Den bis nach der Neuwahl aufgeschobenen Verkauf des Landesbetriebs Krankenhäuser (LBK) bezeichnete Gesundheitssenator Peter Rehaag (Ex-Schill) als alternativlos. Nun werde er um ein Jahr verzögert und der Schuldenberg des LBK auf mehr als 600 Millionen Euro wachsen. Anders als von der Gewerkschaft ver.di behauptet, sei der LBK „ein krankes Unternehmen, das auf Kosten des Steuerzahlers weiterlebt“, schimpfte Wieland Schinnenburg (FDP). Matthias Petersen (SPD) warf dem Senat vor, er habe bei den Verkaufsverhandlungen „ein mageres Ergebnis“ erzielt. Grundsätzlich sei gegen den Verkauf eines Minderheitsanteils nichts einzuwenden, sofern der Senat weiterhin die Behandlungsmöglichkeiten bestimme. Dietrich Wersich (CDU) erklärte das für unrealistisch: „Wer investiert, will auch die Verantwortung für die Geschäftsführung übernehmen.“

Der Untote

Als auch der Bürgermeister das Wort ergriff, sagte er kein einziges über Schill.

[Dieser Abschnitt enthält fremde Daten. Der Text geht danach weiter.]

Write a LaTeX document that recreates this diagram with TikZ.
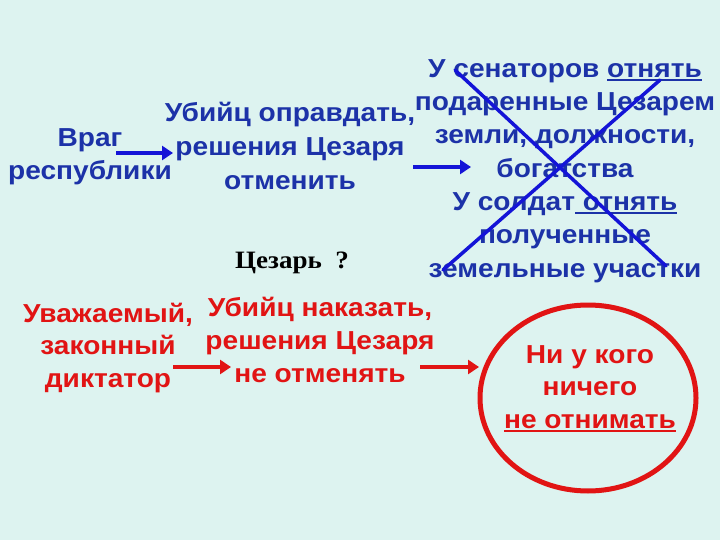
\documentclass[tikz,border=0pt]{standalone}
\usepackage{fontspec}
\setmainfont{Liberation Sans}[FakeStretch=1.08]
\newfontfamily\serifbf{Liberation Serif}[FakeStretch=1.08]
\usetikzlibrary{arrows.meta,shapes.geometric}
\definecolor{bg}{RGB}{221,243,240}
\definecolor{txtblue}{RGB}{28,50,168}
\definecolor{lineblue}{RGB}{20,20,215}
\definecolor{txtred}{RGB}{225,20,20}
\tikzset{
  btxt/.style={text=txtblue, align=center, inner sep=0pt, anchor=base, font=\fontsize{26}{33}\selectfont\bfseries},
  rtxt/.style={text=txtred, align=center, inner sep=0pt, anchor=base, font=\fontsize{26}{33}\selectfont\bfseries},
  barrow/.style={draw=lineblue, line width=4.5pt, -{Triangle[length=11pt,width=14pt]}},
  rarrow/.style={draw=txtred, line width=4.5pt, -{Triangle[length=11pt,width=14pt]}},
  crossline/.style={draw=lineblue, line width=3.5pt, line cap=round}
}
\newsavebox{\ulbox}
\newcommand{\ul}[1]{\sbox{\ulbox}{#1}\rlap{\rule[-3.5pt]{\wd\ulbox}{2pt}}\usebox{\ulbox}}
\begin{document}
\begin{tikzpicture}[x=1pt,y=-1pt]
\fill[bg] (0,0) rectangle (720,540);
\useasboundingbox (0,0) rectangle (720,540);

% anchor=base is the baseline of the last line
\node[btxt] (vrag) at (90,180) {Враг\\республики};
\node[btxt, font=\fontsize{26}{34}\selectfont\bfseries] (kill1) at (290,190) {Убийц оправдать,\\решения Цезаря\\отменить};
\node[btxt, font=\fontsize{26}{33.3}\selectfont\bfseries] (sen) at (565,277) {У сенаторов \ul{отнять}\\подаренные Цезарем\\земли, должности,\\богатства\\У солдат\ul{ отнять}\\полученные\\земельные участки};

\node[text=black, inner sep=0pt, anchor=base, font=\serifbf\fontsize{25}{28}\selectfont\bfseries] (caesar) at (292,268) {Цезарь\ \ ?};

\node[rtxt, font=\fontsize{26}{32.5}\selectfont\bfseries] (resp) at (108,387) {Уважаемый,\\законный\\диктатор};
\node[rtxt] (kill2) at (320,382) {Убийц наказать,\\решения Цезаря\\не отменять};

\node[draw=txtred, line width=5pt, ellipse, minimum width=216pt, minimum height=186pt, inner sep=0pt] (circ) at (588,398) {};
\node[rtxt, font=\fontsize{26}{32.5}\selectfont\bfseries] (none) at (590,428) {Ни у кого\\ничего\\\ul{не отнимать}};

% arrows
\coordinate (a1s) at (116,153);
\coordinate (a1e) at (173,153);
\coordinate (a2s) at (413,167);
\coordinate (a2e) at (471,167);
\coordinate (a3s) at (173,367);
\coordinate (a3e) at (231,367);
\coordinate (a4s) at (420,367);
\coordinate (a4e) at (479,367);
\draw[barrow] (a1s) -- (a1e);
\draw[barrow] (a2s) -- (a2e);
\draw[rarrow] (a3s) -- (a3e);
\draw[rarrow] (a4s) -- (a4e);

% cross
\coordinate (c1s) at (455,70);
\coordinate (c1e) at (666,266);
\coordinate (c2s) at (660,80);
\coordinate (c2e) at (443,270);
\draw[crossline] (c1s) -- (c1e);
\draw[crossline] (c2s) -- (c2e);
\end{tikzpicture}
\end{document}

Der SPD attestierte er „Provinzialität“ und „unhanseatischen Sprachgebrauch“. Er selbst werde, versicherte von Beust, „guten Mutes und aufrechten Hauptes“ vor die Wähler treten. Zuvor hatte Schill treuherzig „bedauert“, dass „wegen einer Personalie der Bürger-Senat den Bach runtergegangen ist“. Er sei vom Bürgermeister „als ein Unbequemer entsorgt“ worden, aber niemand solle sich zu früh freuen. „Totgesagte“, drohte Schill im Hinblick auf die Neuwahl, „leben länger“.